For the first time since 1948, Oregon could be mentioned in the final

national rankings as it prepared to face Penn State in the Rose Bowl.

In a memorable Rose Bowl, O'Neil completed 41 of 61 passes for 456 yards -- all records that had stood since 1963. But Penn State won,

38-20. O'Neil shared MVP honors with Ki-Jana Carter.

"I didn't come here to set records or win the co-MVP of the Rose Bowl.

I came here for a victory," O'Neil said after the game.

O'Neil, however, moved ahead of names like Ron VanderKelen

(Wisconsin), Chuck Long (Iowa), Mark Brunell (Washington), Rick Neuheisel

(UCLA) and Art Schlichter (Ohio State) on the Rose Bowl's all-time list

of top passing performances.

"We didn't plan to throw as much as we did, but one reason we kept

throwing was because Danny was so accurate," Oregon Coach Rich Brooks

said afterward.

In a classic case of a Duck winging it, O'Neil picked apart Penn

State's defense as seven different receivers caught passes in the Rose

Bowl.

"If (O'Neil) is not in the NFL next year, it's a joke," said Oregon

tight end Josh Wilcox, who caught 11 passes for 135 yards in the Rose

Bowl. "I'm in full support of that guy. For four years, he's gotten

grief. He deserves only good things."

O'Neil, who finished with 8,301 passing yards and 62 touchdown passes

to become Oregon's all-time leader in both categories (ahead of Bill

Musgrave), did not get drafted in the NFL. But his senior year at Oregon

was almost a career in itself.

"The first three years were pretty tough ... but that last year in

college was the culmination of an entire career," O'Neil said recently by

telephone from Jerusalem, where he's studying Hebrew to better equip

himself for Bible interpretation.

O'Neil, who served as a high school pastor at Calvary Chapel for four

years under Chuck Smith, is planning to return to Oregon to start a

church and become a senior pastor.

In July 1995, the Kansas City Chiefs called O'Neil, wanting a quick

look before the opening of training camp. It was a long shot, but it was

an offer -- the proverbial once-in-a-lifetime chance.

The Chiefs asked O'Neil to leave the next morning -- Flight 322 out of

Orange County -- and, under normal circumstances, he would've jumped on

the plane. But O'Neil, with a Bible study to teach, had different

priorities and, suddenly, heaven could no longer wait. O'Neil told the

Chiefs he couldn't make the flight, but he could the next day.

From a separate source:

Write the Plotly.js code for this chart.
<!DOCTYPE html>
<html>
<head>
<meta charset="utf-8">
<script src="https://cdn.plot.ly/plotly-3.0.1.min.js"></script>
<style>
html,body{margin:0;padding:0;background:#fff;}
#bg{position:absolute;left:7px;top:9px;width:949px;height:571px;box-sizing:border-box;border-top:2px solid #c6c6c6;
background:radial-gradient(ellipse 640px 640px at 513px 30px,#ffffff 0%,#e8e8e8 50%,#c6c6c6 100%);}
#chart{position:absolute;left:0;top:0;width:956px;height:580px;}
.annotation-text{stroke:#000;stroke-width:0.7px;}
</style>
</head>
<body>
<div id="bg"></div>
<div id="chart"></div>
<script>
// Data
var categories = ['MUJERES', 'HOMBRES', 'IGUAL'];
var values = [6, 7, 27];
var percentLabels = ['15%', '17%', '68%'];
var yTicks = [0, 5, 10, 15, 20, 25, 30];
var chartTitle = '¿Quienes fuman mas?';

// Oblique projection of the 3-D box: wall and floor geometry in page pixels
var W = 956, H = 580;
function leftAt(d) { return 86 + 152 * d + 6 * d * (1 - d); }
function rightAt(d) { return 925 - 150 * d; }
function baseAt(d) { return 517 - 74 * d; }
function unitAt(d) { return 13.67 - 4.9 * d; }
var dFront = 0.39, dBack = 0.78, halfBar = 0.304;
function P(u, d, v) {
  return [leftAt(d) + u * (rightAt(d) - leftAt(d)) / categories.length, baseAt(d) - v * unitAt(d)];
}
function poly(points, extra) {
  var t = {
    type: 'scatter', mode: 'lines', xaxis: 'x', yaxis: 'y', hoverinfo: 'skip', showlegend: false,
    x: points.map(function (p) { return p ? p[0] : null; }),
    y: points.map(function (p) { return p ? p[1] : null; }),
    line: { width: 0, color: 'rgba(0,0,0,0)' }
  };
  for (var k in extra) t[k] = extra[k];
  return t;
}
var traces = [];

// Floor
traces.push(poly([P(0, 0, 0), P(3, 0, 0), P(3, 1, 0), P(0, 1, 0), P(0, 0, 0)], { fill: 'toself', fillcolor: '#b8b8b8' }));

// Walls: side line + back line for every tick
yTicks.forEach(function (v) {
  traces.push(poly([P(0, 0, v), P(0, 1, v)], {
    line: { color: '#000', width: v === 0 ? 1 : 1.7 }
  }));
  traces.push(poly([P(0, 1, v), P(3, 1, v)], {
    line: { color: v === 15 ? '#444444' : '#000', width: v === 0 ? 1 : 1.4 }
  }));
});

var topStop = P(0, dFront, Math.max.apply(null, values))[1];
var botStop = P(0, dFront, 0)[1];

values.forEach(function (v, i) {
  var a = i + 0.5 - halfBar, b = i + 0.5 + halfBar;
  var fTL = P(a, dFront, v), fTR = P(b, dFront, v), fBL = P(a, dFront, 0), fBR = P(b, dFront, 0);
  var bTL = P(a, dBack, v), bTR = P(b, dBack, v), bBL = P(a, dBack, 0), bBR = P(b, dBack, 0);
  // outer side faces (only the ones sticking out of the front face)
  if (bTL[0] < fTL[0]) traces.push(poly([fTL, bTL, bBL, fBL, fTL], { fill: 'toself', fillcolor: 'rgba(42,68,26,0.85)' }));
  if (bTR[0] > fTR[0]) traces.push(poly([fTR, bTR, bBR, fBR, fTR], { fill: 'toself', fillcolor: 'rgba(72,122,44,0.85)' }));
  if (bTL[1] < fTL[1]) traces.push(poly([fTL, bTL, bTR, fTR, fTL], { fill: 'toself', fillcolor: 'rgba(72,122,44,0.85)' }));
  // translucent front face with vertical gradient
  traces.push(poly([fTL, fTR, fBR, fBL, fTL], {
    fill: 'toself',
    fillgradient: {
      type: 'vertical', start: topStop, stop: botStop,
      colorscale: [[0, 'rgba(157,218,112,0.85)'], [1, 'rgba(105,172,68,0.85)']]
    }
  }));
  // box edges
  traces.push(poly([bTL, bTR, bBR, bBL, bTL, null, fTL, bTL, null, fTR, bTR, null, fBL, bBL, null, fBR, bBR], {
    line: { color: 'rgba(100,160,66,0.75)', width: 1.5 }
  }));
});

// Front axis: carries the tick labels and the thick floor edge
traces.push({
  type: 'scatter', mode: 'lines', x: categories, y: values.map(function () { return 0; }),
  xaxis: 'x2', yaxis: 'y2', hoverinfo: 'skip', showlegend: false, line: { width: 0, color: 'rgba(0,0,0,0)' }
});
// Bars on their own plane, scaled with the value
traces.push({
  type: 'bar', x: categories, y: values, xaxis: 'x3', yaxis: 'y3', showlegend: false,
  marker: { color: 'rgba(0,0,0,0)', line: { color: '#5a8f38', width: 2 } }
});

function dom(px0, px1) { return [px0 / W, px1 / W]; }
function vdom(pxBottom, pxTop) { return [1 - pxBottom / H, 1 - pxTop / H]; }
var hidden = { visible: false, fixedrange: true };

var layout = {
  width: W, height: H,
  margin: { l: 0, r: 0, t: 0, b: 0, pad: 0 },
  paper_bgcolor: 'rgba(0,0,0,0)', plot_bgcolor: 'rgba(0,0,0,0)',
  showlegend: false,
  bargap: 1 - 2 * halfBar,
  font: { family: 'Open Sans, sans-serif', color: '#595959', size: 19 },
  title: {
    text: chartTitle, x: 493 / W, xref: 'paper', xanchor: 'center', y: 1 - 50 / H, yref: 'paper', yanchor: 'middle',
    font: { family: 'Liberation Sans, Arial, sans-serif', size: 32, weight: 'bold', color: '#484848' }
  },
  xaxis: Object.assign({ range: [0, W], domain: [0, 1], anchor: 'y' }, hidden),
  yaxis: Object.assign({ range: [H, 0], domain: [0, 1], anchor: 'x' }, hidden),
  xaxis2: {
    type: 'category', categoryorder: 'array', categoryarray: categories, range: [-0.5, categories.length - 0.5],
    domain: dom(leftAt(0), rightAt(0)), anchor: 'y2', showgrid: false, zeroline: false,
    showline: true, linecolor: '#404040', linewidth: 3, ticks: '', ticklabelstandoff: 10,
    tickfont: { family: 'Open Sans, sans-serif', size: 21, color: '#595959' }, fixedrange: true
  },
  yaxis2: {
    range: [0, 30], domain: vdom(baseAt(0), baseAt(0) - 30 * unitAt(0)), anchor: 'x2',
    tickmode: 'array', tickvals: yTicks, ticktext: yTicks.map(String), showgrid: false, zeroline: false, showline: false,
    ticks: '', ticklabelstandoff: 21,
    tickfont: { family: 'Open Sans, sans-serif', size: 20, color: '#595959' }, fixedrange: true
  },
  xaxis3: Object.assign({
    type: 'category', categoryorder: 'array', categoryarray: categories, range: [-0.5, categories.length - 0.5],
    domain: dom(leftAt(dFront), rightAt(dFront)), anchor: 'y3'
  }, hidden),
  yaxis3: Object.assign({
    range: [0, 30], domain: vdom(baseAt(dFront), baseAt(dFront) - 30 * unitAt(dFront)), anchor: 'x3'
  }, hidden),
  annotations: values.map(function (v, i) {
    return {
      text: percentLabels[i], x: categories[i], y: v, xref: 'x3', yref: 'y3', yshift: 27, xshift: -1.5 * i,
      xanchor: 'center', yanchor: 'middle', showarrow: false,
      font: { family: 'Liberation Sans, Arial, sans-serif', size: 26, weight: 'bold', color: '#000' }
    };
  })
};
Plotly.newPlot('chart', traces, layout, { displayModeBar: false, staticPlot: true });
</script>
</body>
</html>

"I know if you tell the NFL you can't come, there would be no more

flights," O'Neil said in October 1995. "It wasn't hard to do it -- it was

an easy choice. There were 350 to 400 kids who were going to show up, and

I was committed to them. I wanted to go (to the tryout), but I didn't

want to tell the kids, 'I love you, but if the NFL calls, I'm gone.'

"I told the Chiefs I could come the following day. I never heard from

them again."

After a three-week stint with the now-defunct Anaheim Piranhas of the

Arena Football League, O'Neil was done as a football player, but with an

unmatched legacy.

O'Neil, who also played basketball, volleyball and golf at Mater Dei,

said his most fond gridiron memories come from his Junior All-American

days in Newport Beach and his first two years at CdM, when the

lower-level programs combined for a 19-1 record.

"It was pure fun. It was only about you and your friends winning,"

O'Neil said. "It wasn't about letting the whole state of Oregon down, or

politics, or money. It was purely about showing up on the football field

with your friends and beating the other guys. Those were the fun days."

O'Neil, a guard on Coach Gary McKnight's state championship hoops team

at Mater Dei in 1990, grew up playing with CdM standouts Warren Johnson,

Weston Johnson, Mark Flint, Brian Lucas, Jeff Jackson and Jerrott

Willard, all contributors to the school's back-to-back CIF Southern

Section Division VI title teams in 1988 and '89.

O'Neil, however, transferred to Mater Dei amid controversy, which led

to the Monarchs being slapped with a six-month probation by CIF. O'Neil

said he needed more academic discipline than what CdM could offer, and

his parents "urged" him to transfer. "It was a very difficult time for

me," said O'Neil.

O'Neil, 28 and single, is the latest honoree in the Daily Pilot Sports

Hall of Fame, celebrating the millennium.